Pakistan’s cotton arrivals reached 5,133,620 bales as of 30 November 2025, falling by 57,105 bales from last year’s 5,190,725 bales — a 1.1% decline. The disparity between provinces is striking. Sindh’s arrivals increased to 2,784,373 bales, up by 53,332 bales from last year, supported by better early-season weather and consistent picking.

But Punjab, which historically accounts for nearly 60% of Pakistan’s output, posted a steep drop of 110,437 bales, or 4.49%, signalling deeper structural deterioration. The unsold stock position further highlights market weakness: 667,257 bales remain unsold this season versus around 640,000 bales at the same time last year, pointing to slower mill buying. Meanwhile, 4,466,363 bales have been sold so far compared with 4,513,478 bales last year — a clear indicator of reduced domestic offtake.

The underlying reasons are well-established and worsening. Farmers continue to move acreage away from cotton because of the absence of a support price, making the crop financially unviable against rice and sugarcane which offer higher and more stable returns.

Climate pressures — erratic rainfall, prolonged heat spells, and water shortages — have cut yields in central and southern Punjab. Pest attacks from whitefly and pink bollworm have intensified, particularly in late-August and September, damaging bolls and raising production costs.

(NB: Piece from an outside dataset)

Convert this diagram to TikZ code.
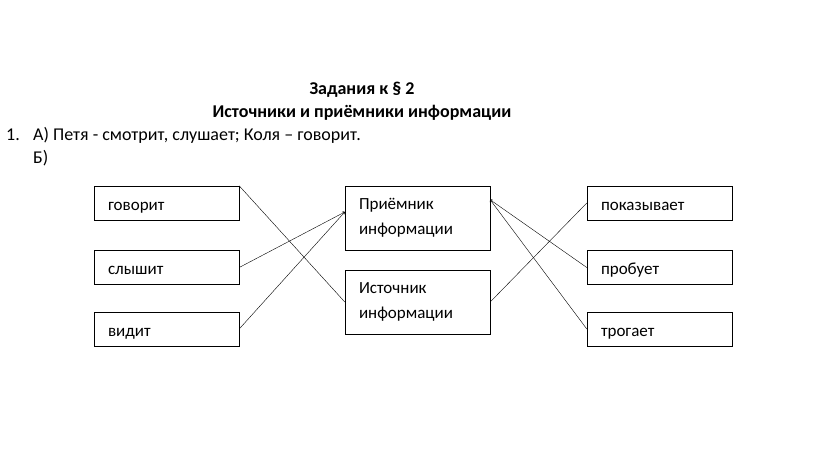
\documentclass[tikz,border=0pt]{standalone}
\usepackage{fontspec}
\setmainfont{Carlito}
\usetikzlibrary{positioning}

\tikzset{
    cell/.style={draw, thin, text width=117pt, inner xsep=14pt, inner ysep=0pt, align=left, font=\fontsize{17}{25}\selectfont},
    box/.style={cell, minimum height=34pt, text height=17pt, text depth=3pt},
    bigbox/.style={cell, minimum height=64pt, text height=13pt, text depth=31pt},
    head/.style={font=\bfseries\fontsize{18}{21}\selectfont, inner sep=0pt},
    line/.style={anchor=west, inner sep=0pt, font=\fontsize{18}{21}\selectfont},
    link/.style={thin},
    arr/.style={thin, ->}
}

\begin{document}
\begin{tikzpicture}[x=1pt, y=-1pt]
    \useasboundingbox (0,0) rectangle (823,456);

    \node[head] (title) at (362,90) {Задания к § 2};
    \node[head] (subtitle) at (362,113) {Источники и приёмники информации};
    \node[line] (num) at (6,135) {1.};
    \node[line] (parta) at (33,135) {А) Петя - смотрит, слушает; Коля – говорит.};
    \node[line] (partb) at (33,158) {Б)};

    \node[box] (speak) at (166.5,203) {говорит};
    \node[box] (hear) at (166.5,267.5) {слышит};
    \node[box] (see) at (166.5,329) {видит};

    \node[bigbox] (recv) at (417.5,218) {Приёмник\\информации};
    \node[bigbox] (src) at (417.5,302) {Источник\\информации};

    \node[box] (show) at (659.5,203) {показывает};
    \node[box] (taste) at (659.5,267.5) {пробует};
    \node[box] (touch) at (659.5,329) {трогает};

    \coordinate (recvin) at ([yshift=6pt]recv.west);
    \coordinate (recvtop) at ([yshift=-14pt]recv.north east);

    \draw[link] (speak.north east) -- (src.west);
    \draw[arr] (hear.east) -- (recvin);
    \draw[arr] (see.east) -- (recvin);
    \draw[link] (src.east) -- (show.west);
    \draw[arr] (taste.west) -- (recvtop);
    \draw[arr] (touch.west) -- (recvtop);
\end{tikzpicture}
\end{document}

Seed technology remains outdated, with average yields stuck around 550–600 kg lint per hectare, far below India’s 700+ kg and Brazil’s 1,800+ kg. Pakistan currently has 385 operational ginning factories compared with more than 400 just a few years ago, indicating declining raw cotton availability and shrinking industry activity.

Pakistan’s textile sector consumes more than 15 million bales annually, yet domestic production this year is expected to remain close to 7.5–8 million bales. This widening gap forces Pakistan to spend between $2–3 billion annually on cotton imports, depending on international prices. With 509,830 pressed bales and 157,427 unginned bales still lying unsold, liquidity pressures on ginners remain high. Mills have also slowed procurement due to weak textile orders globally, rising power costs, and limited export competitiveness.

Impact on India

For India, Pakistan’s continuing production decline has two clear implications. First, regional cotton supply tightness may keep global prices supported, especially if India’s own arrivals slow after January. Indian spinning millers could face cost pressure, particularly those dependent on higher-grade imported fibre.

Second, this situation creates a strong opportunity for India’s yarn and fabric exporters. As Pakistan imports more cotton and loses textile competitiveness, international buyers increasingly shift orders to India. India has already gained share in markets like China, Bangladesh, and Turkiye, and this trend may accelerate through 2026.

Going ahead, India can benefit from stronger export demand and firmer price sentiment, but only if domestic cotton availability remains steady. Any drop in Indian production or quality could quickly turn this advantage into a raw-material challenge for spinning millers. Improved logistics, better-quality arrivals, and policy clarity on cotton import duties will remain critical factors.

The regional supply imbalance caused by Pakistan’s crisis may support Indian ginners and traders, but spinning millers must prepare for volatility in both procurement and export orders.